Ministerial Statement Inhalant Substance Abuse
Tabled Paper 493
Tabled papers for 8th Assembly 1997 - 2001; Tabled papers; ParliamentNT
Tabled by Denis Burke
Made available by the Legislative Assembly of the Northern Territory under Standing Order 240. Where copyright subsists with a third party it remains with the original owner and permission may be required to reuse the material.

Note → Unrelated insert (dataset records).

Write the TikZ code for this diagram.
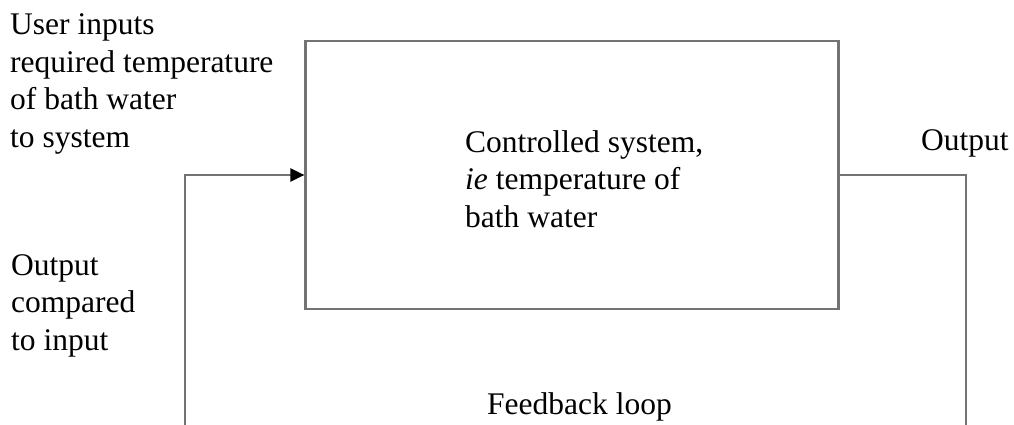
\documentclass[tikz,border=0pt]{standalone}
\usepackage{fontspec}
\setmainfont{Liberation Serif}
\usetikzlibrary{arrows.meta}

\begin{document}
\begin{tikzpicture}
 [
  x=1pt, y=-1pt,
  >={Triangle[length=14pt, width=13pt, color=black]},
  line/.style  = {draw=black!55, line width=2.2pt},
  txt/.style   = {inner sep=0pt, align=left, anchor=base west,
                  font=\fontsize{31.5}{37.5}\selectfont},
  sysbox/.style = {line, minimum width=533pt, minimum height=268pt, inner sep=0pt},
 ]
 \useasboundingbox (0,0) rectangle (1014,425);

 % the controlled system
 \node (sys) at (572,175) [sysbox] {};
 \node (systxt) at (465,227) [txt] {Controlled system,\\\textit{ie} temperature of\\bath water};

 % labels (anchored on their last line)
 \node (user) at (10,147) [txt] {User inputs\\required temperature\\of bath water\\to system};
 \node (cmp) at (11,350) [txt] {Output\\compared\\to input};
 \node (out) at (921,150) [txt] {Output};
 \node (fb) at (487,414) [txt] {Feedback loop};

 % the feedback loop
 \coordinate (fbL) at (185,425);
 \coordinate (fbR) at (966,425);
 \draw[line, ->] (fbL) |- (sys.west);
 \draw[line] (sys.east) -| (fbR);
\end{tikzpicture}
\end{document}
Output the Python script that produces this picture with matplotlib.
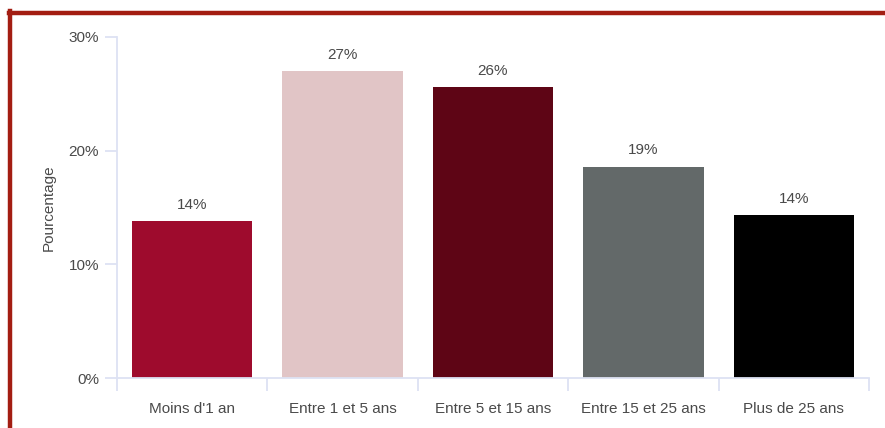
import numpy as np
import matplotlib
matplotlib.use('Agg')
import matplotlib.pyplot as plt
from matplotlib.lines import Line2D

categories = ['Moins d\'1 an', 'Entre 1 et 5 ans', 'Entre 5 et 15 ans', 'Entre 15 et 25 ans', 'Plus de 25 ans']
values = [13.8, 27.0, 25.6, 18.6, 14.3]
colors = ['#9e0b2d', '#e1c5c6', '#5e0515', '#636969', '#000000']
yticks = [0, 10, 20, 30]

plt.rcParams['font.family'] = ['Liberation Sans', 'DejaVu Sans']
fs = 11
txt_col = '#4a4a4a'

fig = plt.figure(figsize=(8.85, 4.28), dpi=100)
ax = fig.add_axes([117/885, 1-378/428, (869-117)/885, (378-37)/428])

ind = np.arange(len(categories))
bars = ax.bar(ind, values, 0.8, color=colors, edgecolor='none')
for x, v in zip(ind, values):
    ax.text(x, v + 0.8, '%d%%' % round(v), ha='center', va='bottom',
            fontsize=fs, color=txt_col)

ax.set_xlim(-0.5, len(categories) - 0.5)
ax.set_ylim(0, 30)
ax.set_yticks(yticks)
ax.set_yticklabels(['%d%%' % t for t in yticks])
ax.set_xticks(ind)
ax.set_xticklabels(categories)
ax.set_xticks(np.arange(len(categories) + 1) - 0.5, minor=True)

axis_col = '#dde2f3'
for s in ['top', 'right']:
    ax.spines[s].set_visible(False)
for s in ['left', 'bottom']:
    ax.spines[s].set_color(axis_col)
    ax.spines[s].set_linewidth(1.3)

ax.tick_params(axis='y', length=9, width=1.3, color=axis_col, labelsize=fs,
               labelcolor=txt_col, pad=4)
ax.tick_params(axis='x', which='major', length=0, labelsize=fs,
               labelcolor=txt_col, pad=17)
ax.tick_params(axis='x', which='minor', length=9, width=1.3, color=axis_col)

ax.set_ylabel('Pourcentage', fontsize=fs, color=txt_col, labelpad=9)

# red frame (top and left edges visible)
fig.add_artist(Line2D([9/885, 1.0], [1-12.5/428, 1-12.5/428], color='#a31d12',
                      linewidth=3.2, transform=fig.transFigure))
fig.add_artist(Line2D([9.5/885, 9.5/885], [0, 1-11/428], color='#a31d12',
                      linewidth=3.2, transform=fig.transFigure))

fig.savefig('out.png', dpi=100)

3 An inter-agency committee established by this Government in 1996 found that programs or strategies that had some relevance to the prevention of petrol sniffing were the responsibility of THS, Sport and Recreation, Education, Police, Correctional Services, Aboriginal Development, Chief Ministers through the Office of Youth Affairs, Attorney-Generals and Housing and Local Government. ATSIC, the Local Government Association and the Commonwealth departments of Health and Family Services and Education, Employment and Training were also involved as well as a number of non-government agencies. That has been one of the biggest problems - or failures - with this issue: the fragmented approach by so many agencies. The other, as I mentioned before, has been the cyclical nature of the abuse. When there has been an outbreak of petrol sniffing, agencies and communities have sought to combat it - sometimes effecting a result almost overnight with the removal of ring-leaders or chronic abusers to some treatment centre or outstation. However we have found that something that may work in one situation may not be so successful in another community. But with the immediate problem solved, the concerted response, however successful, has been allowed to lapse until the next outbreak. The Government intends to change this. We will continue the successful strategies; we will look at all the programs; we will tap all the funding sources; we will pursue innovative suggestions. Let me outline what we are already doing through my department. In Central Australia, there are several processes used by THS to manage juveniles with substance misuse problems, these are: Firstly arranging placements at designated outstations which provide respite and rehabilitation. At Injartnama Outstation, THS funds a worker and helps finance a community based petrol sniffing program at a cost of $45 000 per year. At Mt Theo near Yuendumu, THS has provided $85,000 through the Winecask Levy. Mt Theo recently received $300,000 from the Commonwealth to continue its work. The program offers young people a healthy respite from petrol as well as rehabilitative activities. The Yuendumu community is supportive of the program which has proven a positive alternative to prison. THS provides nursing/medical services to both Injartnama and Mt Theo. THS also provides funding through DASA to Waltja to support community based activities to combat sniffing.